Now, for liquids, viscosity is pretty straightforward – it’s that resistance to flow, like honey versus water. For gases, it's similar, but with a twist. Nitrogen gas, like other compressible fluids, doesn't have a constant viscosity. It changes quite a bit depending on the pressure and temperature it's experiencing. This variability is a big deal because it means the simple equations we might use for liquids just don't cut it when we're trying to model gas flow accurately in, say, an oil or gas reservoir.
To get a handle on this, engineers have developed specific ways to describe gas behavior. They bring in concepts like real gas density and compressibility. You see, the density of a gas isn't just a fixed value; it's tied to its pressure and temperature. And compressibility? That's how much its volume changes under pressure. Combining these ideas with the fundamental flow equations leads to more complex mathematical models. One such model, developed by researchers like Al-Hussainy, Ramey, and Crawford, introduces something called the 'real gas potential' or 'm(p)'. Think of it as a way to linearize the problem, making it easier to solve.

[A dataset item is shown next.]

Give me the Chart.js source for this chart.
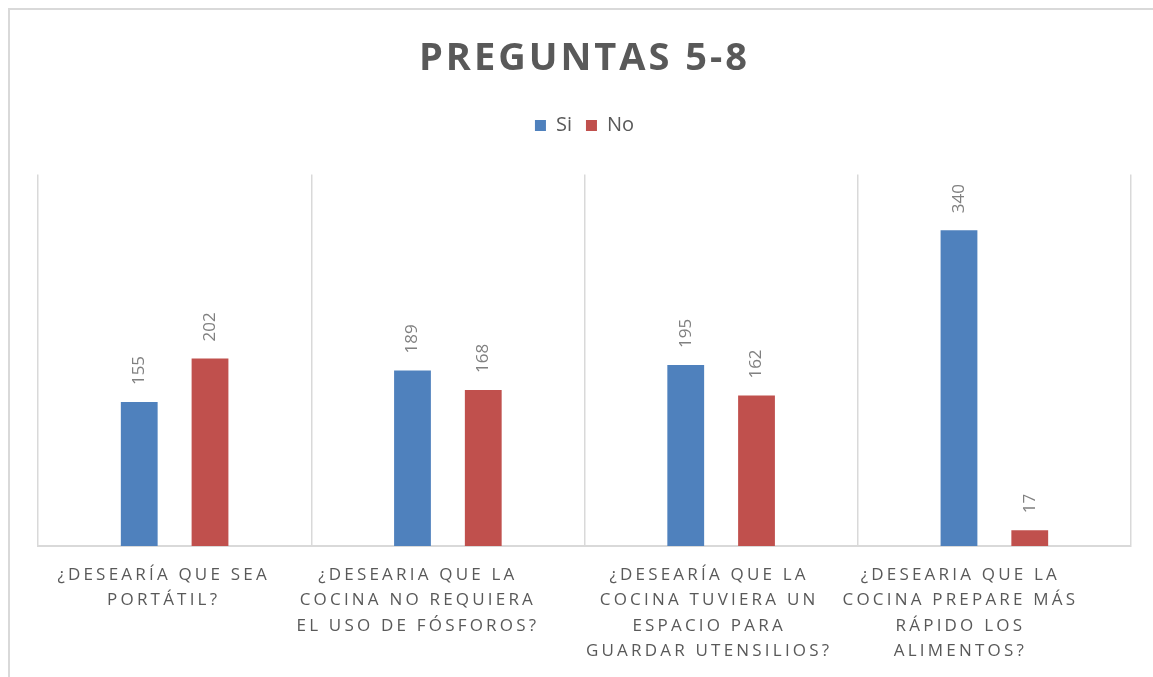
<!DOCTYPE html>
<html>
<head>
<meta charset="utf-8">
<script src="https://cdn.jsdelivr.net/npm/chart.js@4.4.1/dist/chart.umd.min.js"></script>
<style>
  html, body { margin: 0; padding: 0; background: #fff; overflow: hidden; }
  #frame { position: absolute; left: 8px; top: 8px; width: 2000px; height: 2000px;
           border-top: 2px solid #d9d9d9; border-left: 2px solid #d9d9d9; }
  #wrap { position: absolute; left: 0; top: 0; width: 1153px; height: 677px; }
</style>
</head>
<body>
<div id="frame"></div>
<div id="wrap"><canvas id="chart"></canvas></div>
<script>
// data
const categories = [
  ["¿DESEARÍA QUE SEA", "PORTÁTIL?"],
  ["¿DESEARIA QUE LA", "COCINA NO REQUIERA", "EL USO DE FÓSFOROS?"],
  ["¿DESEARÍA QUE LA", "COCINA TUVIERA UN", "ESPACIO PARA", "GUARDAR UTENSILIOS?"],
  ["¿DESEARIA QUE LA", "COCINA PREPARE MÁS", "RÁPIDO LOS", "ALIMENTOS?"]
];
const siValues = [155, 189, 195, 340];
const noValues = [202, 168, 162, 17];

const FONT = "'Open Sans', 'DejaVu Sans', sans-serif";
const GRAY = "#595959";
// the category labels in the original sit a little left of centre
const labelShift = [-11, -30, -12, -34];

// draws the rotated value above every bar
const barLabels = {
  id: "barLabels",
  afterDatasetsDraw(chart) {
    const ctx = chart.ctx;
    chart.data.datasets.forEach((ds, i) => {
      chart.getDatasetMeta(i).data.forEach((bar, j) => {
        ctx.save();
        ctx.translate(bar.x, bar.y - 17);
        ctx.rotate(-Math.PI / 2);
        ctx.font = "17px " + FONT;
        ctx.fillStyle = "#808080";
        ctx.textAlign = "left";
        ctx.textBaseline = "middle";
        ctx.fillText(ds.data[j], 0, 0);
        ctx.restore();
      });
    });
  }
};

// letter spacing for the title and category labels
function spaced(obj, method, amount) {
  if (!obj || obj["_sp_" + method]) return;
  const orig = obj[method];
  obj[method] = function () {
    const c = this.ctx;
    c.save();
    c.letterSpacing = amount;
    const r = orig.apply(this, arguments);
    c.restore();
    return r;
  };
  obj["_sp_" + method] = true;
}
const tweaks = {
  id: "tweaks",
  beforeLayout(chart) {
    const lg = chart.legend;
    if (lg && !lg._tall) {
      const fit = lg.fit;
      lg.fit = function () { fit.call(this); this.height += 29; };
      lg._tall = true;
    }
    const x = chart.scales.x;
    if (x && !x._shifted) {
      const comp = x._computeLabelItems;
      x._computeLabelItems = function (a) {
        const items = comp.call(this, a);
        items.forEach((it, i) => {
          const t = it.options.translation;
          it.options.translation = [t[0] + (labelShift[i] || 0), t[1]];
        });
        return items;
      };
      x._shifted = true;
    }
  },
  beforeDraw(chart) {
    spaced(chart.scales.x, "drawLabels", "3.2px");
    spaced(chart.titleBlock, "draw", "3px");
  }
};

new Chart(document.getElementById("chart"), {
  type: "bar",
  data: {
    labels: categories,
    datasets: [
      { label: "Si", data: siValues, backgroundColor: "#4F81BD",
        categoryPercentage: 0.518, barPercentage: 0.52 },
      { label: "No", data: noValues, backgroundColor: "#C0504D",
        categoryPercentage: 0.518, barPercentage: 0.52 }
    ]
  },
  options: {
    responsive: true,
    maintainAspectRatio: false,
    animation: false,
    layout: { padding: { left: 38, right: 22, top: 0, bottom: -3 } },
    plugins: {
      title: {
        display: true,
        text: "PREGUNTAS 5-8",
        color: GRAY,
        font: { family: FONT, size: 38, weight: "bold" },
        padding: { top: 36, bottom: 20 }
      },
      legend: {
        display: true,
        labels: {
          color: GRAY,
          boxWidth: 11,
          boxHeight: 11,
          padding: 14,
          font: { family: FONT, size: 20 }
        }
      },
      tooltip: { enabled: false }
    },
    scales: {
      x: {
        grid: { display: true, color: "#d9d9d9", lineWidth: 1.5, offset: true, drawTicks: false },
        border: { display: true, color: "#d9d9d9", width: 2 },
        ticks: {
          color: GRAY,
          padding: 16,
          maxRotation: 0,
          autoSkip: false,
          font: { family: FONT, size: 17, lineHeight: 1.5 }
        }
      },
      y: {
        display: false,
        min: 0,
        max: 400
      }
    }
  },
  plugins: [barLabels, tweaks]
});
</script>
</body>
</html>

This m(p) concept is pretty neat. It involves integrating a term related to pressure, viscosity, and a compressibility factor (z) over a range of pressures. By doing this, they can transform the original, tricky differential equation for compressible fluid flow into a more manageable form. This transformed equation, often called the radial diffusivity equation for compressible fluids, then allows for different solution methods. The 'm(p)-solution method' is considered the exact solution, but there are also approximations like the 'pressure-squared' and 'pressure' methods that are often used for practical applications in analyzing gas well tests.
But how do we actually get the viscosity value for nitrogen in the first place? Well, there are several ways. For natural gas mixtures, which often contain nitrogen, correlations like the one developed by Lee et al. are quite popular. It's a formula that takes into account temperature, molecular weight, and gas density to estimate viscosity. It’s a bit of a complex-looking equation, with terms for K, X, and Y, but it's designed to give pretty accurate results for typical gas compositions. The resulting viscosity is usually measured in centipoises (cP), a standard unit in the industry.
Another approach, especially if you know the composition of the gas mixture, is to use mixing rules. This involves taking the viscosities of the individual components (like nitrogen, methane, etc.) and their mole fractions, along with their molecular weights, to calculate the overall viscosity of the mixture. It’s like blending different ingredients to get a final flavor, but with molecules and flow properties.
Sometimes, engineers might even measure gas viscosity directly for a new gas, especially if its composition is unusual. But more often, they rely on these established correlations or mixing rules. Charts and experimental data also play a role. For instance, the Carr et al. correlation uses a two-step process, first estimating viscosity at standard conditions and then adjusting it for actual reservoir pressure and temperature. It’s a fascinating interplay of physics, chemistry, and mathematical modeling that allows us to understand and predict how gases like nitrogen will flow deep beneath the earth's surface.